→ **Your task**:
Starting from the line that contains "Clone this chart in matplotlib.", copy every line exactly until the line that contains "import matplotlib.pyplot as plt", which is also included.

--- Given information ---

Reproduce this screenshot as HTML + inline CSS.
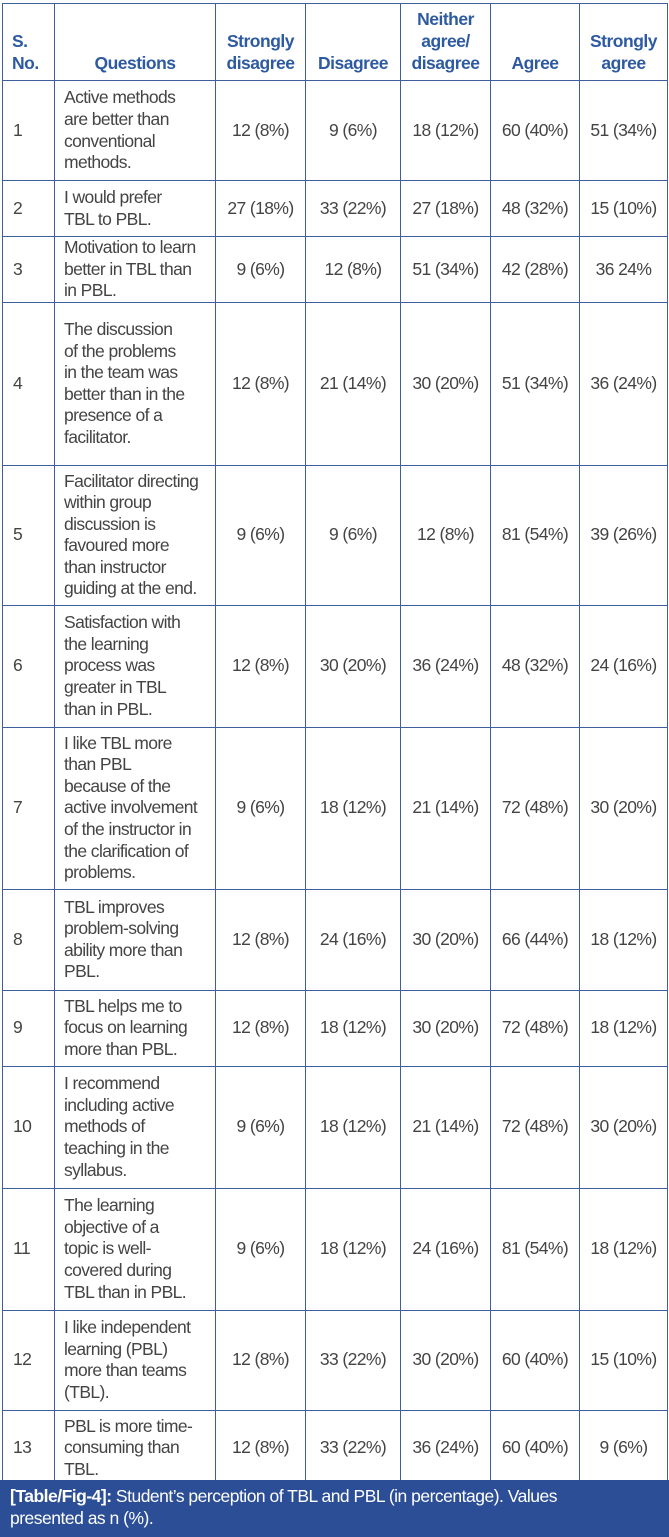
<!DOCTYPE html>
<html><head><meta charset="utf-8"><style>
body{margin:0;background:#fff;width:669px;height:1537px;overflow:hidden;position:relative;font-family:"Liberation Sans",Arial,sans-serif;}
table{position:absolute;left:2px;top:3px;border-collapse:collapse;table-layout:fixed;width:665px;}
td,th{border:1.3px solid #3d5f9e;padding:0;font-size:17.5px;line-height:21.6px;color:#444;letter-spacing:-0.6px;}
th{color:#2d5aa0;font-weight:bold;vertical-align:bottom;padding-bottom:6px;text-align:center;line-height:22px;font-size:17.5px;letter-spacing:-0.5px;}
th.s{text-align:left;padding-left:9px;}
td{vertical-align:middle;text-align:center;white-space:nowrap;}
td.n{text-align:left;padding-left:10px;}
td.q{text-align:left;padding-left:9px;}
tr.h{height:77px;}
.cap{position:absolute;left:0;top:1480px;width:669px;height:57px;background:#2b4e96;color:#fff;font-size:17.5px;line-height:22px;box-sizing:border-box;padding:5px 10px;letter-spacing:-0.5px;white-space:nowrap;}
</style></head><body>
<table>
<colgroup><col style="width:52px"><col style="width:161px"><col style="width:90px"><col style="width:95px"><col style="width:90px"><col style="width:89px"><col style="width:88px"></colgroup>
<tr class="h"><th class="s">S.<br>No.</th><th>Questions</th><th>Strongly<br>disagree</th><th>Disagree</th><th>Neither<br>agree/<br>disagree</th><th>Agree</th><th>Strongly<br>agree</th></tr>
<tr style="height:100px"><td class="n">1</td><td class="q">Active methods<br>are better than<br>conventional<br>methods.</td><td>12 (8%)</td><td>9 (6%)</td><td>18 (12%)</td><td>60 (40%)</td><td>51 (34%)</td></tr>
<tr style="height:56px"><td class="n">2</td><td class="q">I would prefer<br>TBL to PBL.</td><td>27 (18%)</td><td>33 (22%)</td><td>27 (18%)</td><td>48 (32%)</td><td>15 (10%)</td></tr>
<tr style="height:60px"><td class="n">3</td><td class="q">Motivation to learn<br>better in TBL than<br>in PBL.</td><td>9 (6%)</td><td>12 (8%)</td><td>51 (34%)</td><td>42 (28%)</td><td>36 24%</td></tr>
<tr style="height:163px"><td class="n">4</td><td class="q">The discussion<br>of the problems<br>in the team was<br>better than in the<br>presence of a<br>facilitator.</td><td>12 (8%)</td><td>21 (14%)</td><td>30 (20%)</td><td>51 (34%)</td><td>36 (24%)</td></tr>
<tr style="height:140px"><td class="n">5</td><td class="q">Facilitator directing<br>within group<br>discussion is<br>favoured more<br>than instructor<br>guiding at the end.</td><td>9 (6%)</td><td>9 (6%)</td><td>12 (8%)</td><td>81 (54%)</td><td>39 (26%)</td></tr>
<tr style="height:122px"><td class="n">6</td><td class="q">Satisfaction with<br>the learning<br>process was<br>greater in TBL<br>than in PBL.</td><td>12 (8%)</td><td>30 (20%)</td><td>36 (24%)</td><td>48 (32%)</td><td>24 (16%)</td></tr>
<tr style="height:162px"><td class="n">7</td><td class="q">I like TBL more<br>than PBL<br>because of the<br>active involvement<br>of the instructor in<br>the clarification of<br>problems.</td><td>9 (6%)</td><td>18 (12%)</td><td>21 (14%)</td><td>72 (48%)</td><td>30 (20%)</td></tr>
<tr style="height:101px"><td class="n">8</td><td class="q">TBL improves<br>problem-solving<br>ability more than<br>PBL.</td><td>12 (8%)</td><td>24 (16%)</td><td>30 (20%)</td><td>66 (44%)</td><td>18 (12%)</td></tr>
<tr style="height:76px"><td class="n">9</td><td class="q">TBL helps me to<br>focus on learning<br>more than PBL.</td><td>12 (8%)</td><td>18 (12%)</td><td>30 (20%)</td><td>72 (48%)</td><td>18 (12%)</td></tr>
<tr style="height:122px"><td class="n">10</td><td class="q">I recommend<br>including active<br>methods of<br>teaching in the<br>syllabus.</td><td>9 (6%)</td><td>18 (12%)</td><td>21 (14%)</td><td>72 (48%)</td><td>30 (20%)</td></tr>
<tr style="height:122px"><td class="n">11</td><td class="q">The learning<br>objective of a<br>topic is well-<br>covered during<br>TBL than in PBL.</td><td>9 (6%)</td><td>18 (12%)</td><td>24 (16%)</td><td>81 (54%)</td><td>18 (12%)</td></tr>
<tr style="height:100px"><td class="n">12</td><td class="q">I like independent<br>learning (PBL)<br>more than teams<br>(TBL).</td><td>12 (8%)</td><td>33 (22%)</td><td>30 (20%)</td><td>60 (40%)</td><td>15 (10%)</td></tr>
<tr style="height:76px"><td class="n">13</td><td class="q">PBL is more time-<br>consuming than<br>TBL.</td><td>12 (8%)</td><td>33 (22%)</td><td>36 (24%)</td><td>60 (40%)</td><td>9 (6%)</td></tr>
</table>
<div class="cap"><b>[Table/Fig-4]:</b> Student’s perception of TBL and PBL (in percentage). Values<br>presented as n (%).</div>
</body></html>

---
--- Given information ---

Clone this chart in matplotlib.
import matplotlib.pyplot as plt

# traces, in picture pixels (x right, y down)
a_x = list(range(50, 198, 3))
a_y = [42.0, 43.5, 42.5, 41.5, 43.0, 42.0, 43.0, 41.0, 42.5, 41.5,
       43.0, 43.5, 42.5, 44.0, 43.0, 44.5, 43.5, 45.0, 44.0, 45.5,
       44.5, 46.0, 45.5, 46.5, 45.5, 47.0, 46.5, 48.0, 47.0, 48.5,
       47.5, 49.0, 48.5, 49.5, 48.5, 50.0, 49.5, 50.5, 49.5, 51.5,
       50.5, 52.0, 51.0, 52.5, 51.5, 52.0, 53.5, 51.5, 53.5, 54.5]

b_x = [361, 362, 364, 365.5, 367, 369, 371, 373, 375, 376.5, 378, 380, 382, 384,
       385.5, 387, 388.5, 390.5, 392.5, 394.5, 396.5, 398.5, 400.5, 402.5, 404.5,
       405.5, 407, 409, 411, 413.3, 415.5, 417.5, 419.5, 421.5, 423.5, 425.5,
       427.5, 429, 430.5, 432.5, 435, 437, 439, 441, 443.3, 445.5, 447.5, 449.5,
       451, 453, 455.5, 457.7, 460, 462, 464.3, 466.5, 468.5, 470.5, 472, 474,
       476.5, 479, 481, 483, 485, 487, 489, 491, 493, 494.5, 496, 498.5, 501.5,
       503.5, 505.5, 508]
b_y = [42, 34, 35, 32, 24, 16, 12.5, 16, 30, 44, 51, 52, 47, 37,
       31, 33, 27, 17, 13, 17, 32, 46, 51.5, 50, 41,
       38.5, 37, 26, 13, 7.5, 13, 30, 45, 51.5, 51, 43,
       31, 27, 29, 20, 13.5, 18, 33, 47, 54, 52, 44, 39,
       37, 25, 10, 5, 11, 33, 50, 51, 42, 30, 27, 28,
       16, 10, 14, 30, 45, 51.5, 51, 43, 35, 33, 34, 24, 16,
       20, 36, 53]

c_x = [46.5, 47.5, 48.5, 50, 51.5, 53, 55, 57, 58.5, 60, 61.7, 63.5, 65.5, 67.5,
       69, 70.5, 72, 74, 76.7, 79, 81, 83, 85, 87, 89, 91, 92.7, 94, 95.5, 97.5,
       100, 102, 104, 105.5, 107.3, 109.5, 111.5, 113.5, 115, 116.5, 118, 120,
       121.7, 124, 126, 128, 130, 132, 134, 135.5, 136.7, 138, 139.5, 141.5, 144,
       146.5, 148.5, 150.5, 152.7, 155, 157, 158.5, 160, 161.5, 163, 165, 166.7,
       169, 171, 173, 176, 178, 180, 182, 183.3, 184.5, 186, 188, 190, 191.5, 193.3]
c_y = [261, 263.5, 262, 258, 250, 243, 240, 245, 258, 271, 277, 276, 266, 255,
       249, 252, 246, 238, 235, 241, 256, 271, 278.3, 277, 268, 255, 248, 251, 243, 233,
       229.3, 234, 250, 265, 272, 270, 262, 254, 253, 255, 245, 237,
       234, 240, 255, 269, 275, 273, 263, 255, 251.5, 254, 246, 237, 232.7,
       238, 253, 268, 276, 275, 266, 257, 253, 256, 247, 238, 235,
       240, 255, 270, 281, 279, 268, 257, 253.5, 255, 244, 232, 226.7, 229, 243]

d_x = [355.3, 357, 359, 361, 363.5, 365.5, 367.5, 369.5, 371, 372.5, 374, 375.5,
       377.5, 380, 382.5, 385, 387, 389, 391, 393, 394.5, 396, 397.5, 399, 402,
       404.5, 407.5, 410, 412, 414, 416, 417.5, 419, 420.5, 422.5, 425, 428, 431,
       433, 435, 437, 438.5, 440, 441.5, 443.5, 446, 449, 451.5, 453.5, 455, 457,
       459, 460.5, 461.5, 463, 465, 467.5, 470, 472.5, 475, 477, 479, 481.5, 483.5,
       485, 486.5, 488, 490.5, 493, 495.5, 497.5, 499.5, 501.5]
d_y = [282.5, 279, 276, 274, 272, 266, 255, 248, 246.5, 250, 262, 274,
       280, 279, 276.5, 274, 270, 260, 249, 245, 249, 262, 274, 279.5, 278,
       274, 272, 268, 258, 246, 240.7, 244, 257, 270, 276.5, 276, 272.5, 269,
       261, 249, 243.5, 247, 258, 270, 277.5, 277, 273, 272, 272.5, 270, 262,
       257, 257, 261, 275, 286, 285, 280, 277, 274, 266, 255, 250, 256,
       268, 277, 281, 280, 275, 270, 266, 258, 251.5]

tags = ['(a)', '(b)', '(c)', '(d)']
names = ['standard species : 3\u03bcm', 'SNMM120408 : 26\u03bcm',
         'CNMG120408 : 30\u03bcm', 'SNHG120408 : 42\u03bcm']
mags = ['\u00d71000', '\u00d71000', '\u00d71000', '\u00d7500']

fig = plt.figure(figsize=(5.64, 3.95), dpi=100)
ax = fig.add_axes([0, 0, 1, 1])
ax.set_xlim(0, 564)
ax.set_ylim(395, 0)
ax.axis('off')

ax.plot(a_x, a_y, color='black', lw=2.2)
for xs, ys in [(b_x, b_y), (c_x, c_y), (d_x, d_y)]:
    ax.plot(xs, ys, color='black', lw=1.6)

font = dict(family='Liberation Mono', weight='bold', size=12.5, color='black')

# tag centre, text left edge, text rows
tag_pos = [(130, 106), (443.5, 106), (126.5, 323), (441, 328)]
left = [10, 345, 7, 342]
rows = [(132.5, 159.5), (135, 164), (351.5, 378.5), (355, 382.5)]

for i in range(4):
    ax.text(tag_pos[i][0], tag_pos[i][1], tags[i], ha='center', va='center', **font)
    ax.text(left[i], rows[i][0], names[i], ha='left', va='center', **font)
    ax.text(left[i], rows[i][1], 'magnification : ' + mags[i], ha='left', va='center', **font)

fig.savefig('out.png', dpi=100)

---

→ **Exercise answer**:
Clone this chart in matplotlib.
import matplotlib.pyplot as plt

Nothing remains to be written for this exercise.